How does 3D printing architecture work?
Fused-Deposit Modeling (FDM) printing is a type of 3D printing that works by adhering layers of material on top of each other, one at a time, until a full model is produced. This is the type of 3D printing used to make buildings.
The printers used in construction are more or less industrial-scale versions of home 3D printers. Instead of plastic filament, however, these printers extrude everything from cement to organic mixtures of earth and rice. Manufacturers are currently looking for ways to use sustainable, environmentally-friendly materials to make buildings. By using sustainable building materials with virtually no waste, 3D printing has the potential to make a positive impact on the environment.
So, 3D printed buildings are made just like FDM models. Layer by layer, buildings are laid with extreme speed and accuracy either on-site or at a separate location.
What are the benefits of 3D printed architecture?
As mentioned, 3D printed buildings have a lot of potential to reduce the industry’s carbon footprint. 3D printed buildings are precisely built using exactly the right amount of materials with little waste.
Traditional construction is also dangerous work which results in thousands of deaths per year in the US alone. 3D printed architecture stands to save lives and make construction sites a safer place as the printer performs much of the heavy lifting.
Additionally, shapes and patterns that were once expensive to produce, like curved walls, are easy to make with 3D printing. This technology gives architects the freedom to experiment with both the design and the durability of buildings with fewer restraints. Speaking of restraints, building via 3D printing is fast, though just how fast depends on the printer. Typically, a small functional home can be built in just a few days. That includes utility set up.
The technologies and methods used in 3D printed architecture are still in an experimental phase. As you’ll see, most companies come up with their own unique take on 3D printing buildings depending on what they build and where.
Notable 3D Printed Buildings
Small Community in Latin America
While there are many contributing factors to the global housing crisis, 3D printing stands to make an impact in places where the issues are cost or access to skilled labor and materials. Proponents of 3D printed construction hope that one day it will provide cheap, safe housing for impoverished people around the world who suffer from inadequate housing.
At the forefront of this mission, the companies Fuseproject, New Story, and ICON have teamed up to create the first 3D printed community housing project in Latin America. Each home features 592 sq.ft. of interior space with either two or three bedrooms. House lots will be 1290 sq.ft. in total, providing enough room for a covered outdoor patio area and even space for residents to keep chickens.
French Chateau for Four
Notable as the first lived-in 3D printed house, this home in France was built in 2018 and required just 54 hours of printing. As expected, windows, roofs, doors and facilities needed to be installed separately, but the walls of this home are all 3D printed. This home boasts a spacious 1022 sq.ft. interior complete with four bedrooms.
Interestingly, this 3D printed house is a government project in cooperation with the University of Nantes. Called the Ynova project, this collaboration is intended to explore housing solutions for the future. This house cost 20% less than it would have using traditional labor and costs are likely to drop even further.

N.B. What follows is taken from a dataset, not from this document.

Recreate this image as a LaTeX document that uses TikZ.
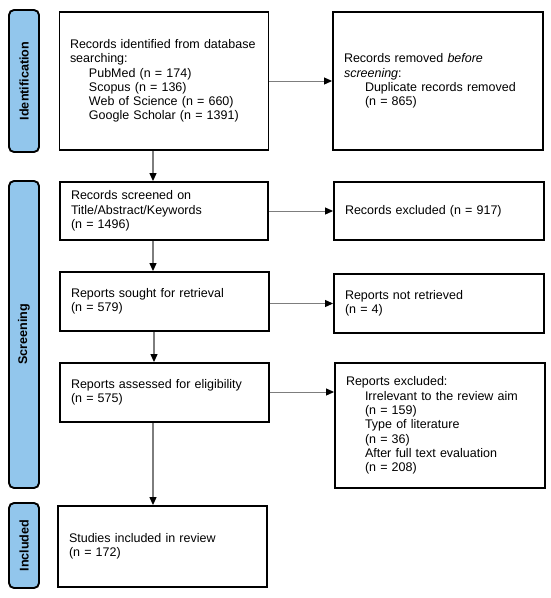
\documentclass[tikz,border=0pt]{standalone}
\usepackage{fontspec}
\setmainfont{Liberation Sans}
\usetikzlibrary{arrows.meta}
\definecolor{barblue}{RGB}{146,198,236}
\definecolor{conngray}{RGB}{125,125,125}
\begin{document}
\begin{tikzpicture}[x=1pt,y=-1pt,
  txt/.style={font=\fontsize{12.5}{14.3}\selectfont},
  box/.style={draw=black, line width=1.9pt, rectangle, inner xsep=11pt, inner ysep=0pt, align=left, txt},
  bar/.style={draw=black, line width=1.9pt, fill=barblue, rounded corners=5pt, rotate=90,
    minimum height=30pt, inner sep=0pt, font=\fontsize{12.6}{14}\selectfont\bfseries},
  vconn/.style={draw=conngray, line width=1.3pt, -{Triangle[length=8pt,width=7pt,black]}},
  hconn/.style={draw=conngray, line width=1pt, -{Triangle[length=8pt,width=7pt,black]}}]
\useasboundingbox (0,0) rectangle (550,598);

% side bars
\node[bar, minimum width=142pt] (barid) at (24,81) {Identification};
\node[bar, minimum width=307pt] (barscr) at (24,334.5) {Screening};
\node[bar, minimum width=85pt] (barinc) at (24,545.5) {Included};

% boxes
\node[box, inner xsep=10.5pt, text width=188pt, minimum height=138pt] (b1) at (164,81)
  {Records identified from database\\searching:\\
   \hspace*{19pt}PubMed (n = 174)\\
   \hspace*{19pt}Scopus (n = 136)\\
   \hspace*{19pt}Web of Science (n = 660)\\
   \hspace*{19pt}Google Scholar (n = 1391)};
\node[box, text width=188pt, minimum height=138pt] (b2) at (438,81)
  {Records removed \emph{before}\\\emph{screening}:\\
   \hspace*{21pt}Duplicate records removed\\
   \hspace*{21pt}(n = 865)};
\node[box, text width=186pt, minimum height=58pt] (b3) at (164,211)
  {Records screened on\\Title/Abstract/Keywords\\(n = 1496)};
\node[box, text width=188pt, minimum height=58pt] (b4) at (439,211)
  {Records excluded (n = 917)};
\node[box, text width=187pt, minimum height=59pt] (b5) at (164.5,301.5)
  {Reports sought for retrieval\\(n = 579)};
\node[box, text width=188pt, minimum height=59pt] (b6) at (439,303.5)
  {Reports not retrieved\\(n = 4)};
\node[box, text width=187pt, minimum height=59pt] (b7) at (164.5,392.5)
  {Reports assessed for eligibility\\(n = 575)};
\node[box, text width=188pt, minimum height=125pt] (b8) at (440,425.5)
  {Reports excluded:\\
   \hspace*{19pt}Irrelevant to the review aim\\
   \hspace*{19pt}(n = 159)\\
   \hspace*{19pt}Type of literature\\
   \hspace*{19pt}(n = 36)\\
   \hspace*{19pt}After full text evaluation\\
   \hspace*{19pt}(n = 208)};
\node[box, text width=187pt, minimum height=81pt] (b9) at (162.5,546.5)
  {Studies included in review\\(n = 172)};

% vertical connectors
\draw[vconn] ([xshift=-11pt]b1.south) -- ([xshift=-11pt]b1.south |- b3.north);
\draw[vconn] ([xshift=-11pt]b3.south) -- ([xshift=-11pt]b3.south |- b5.north);
\draw[vconn] ([xshift=-10.5pt]b5.south) -- ([xshift=-10.5pt]b5.south |- b7.north);
\draw[vconn] ([xshift=-11.5pt]b7.south) -- ([xshift=-11.5pt]b7.south |- b9.north);

% horizontal connectors
\draw[hconn] (b1.east) -- (b2.west);
\draw[hconn] (b3.east) -- (b4.west);
\draw[hconn] (b6.west -| b5.east) -- (b6.west);
\draw[hconn] ([yshift=0.5pt]b7.east) -- ([yshift=0.5pt]b7.east -| b8.west);
\end{tikzpicture}
\end{document}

Steel Printed Bridge in Amsterdam
3D printed architecture doesn’t end with buildings. There are currently multiple 3D printed bridges in use today, but the most impressive is the MX3D Bridge in Amsterdam. This incredible bridge was printed with steel, not concrete, using MX3D’s own house-designed printer. This printer takes advantage of multi-axis technology, giving it better mobility and versatility while printing.
Truly a feat of human engineering, design, and technological advancement, this bridge represents what’s possible with 3D printing. It’s currently in use and functioning as a footbridge for the people of Amsterdam.
Until now, 3D printed buildings have mostly been for show, or produced as tests that prove the concept. Even Fuseproject’s 3D printed community in Latin America is a type of proof-of-concept. Enter Eindhoven, a city in the Netherlands willing to take the first step in 3D printed commercial housing. With plans to create five total 3D printed homes out of concrete, these homes will be sold just like any other home, through the real estate company invested in the project. The first home, a small, 3-bedroom house, is set to be complete by the end of the year with the subsequent homes being built over the next few years. Each house is expected to offer modern comforts and ammenities as well as spacious living quarters, as we’ve come to expect from traditional homes.
While it may take a while to complete, Project Milestone is at the forefront of commercially-viable 3D printed homes that can compete on every level with traditional housing. The failure or success of this project will say a lot about public opinion toward 3D printed homes.
What’s Next for 3D Printed Architecture?
At its core, 3D printed architecture stands to reduce waste, lower costs, and speed up the process of house and structure building. Even so, it probably won’t revolutionize the industry or solve any complex problems like the global housing crisis. Instead, 3D printed architecture is more likely to become a complement to traditional construction.
Right now, you can’t just order a 3D printed house to be built on your lot, but that day is coming closer. Once more companies adopt this technology and prove their concepts for safe, affordable housing, this technology is likely to become open to the public. Until then, we look at pioneers like Fuseproject and MX3D to develop the future of 3D printed architecture.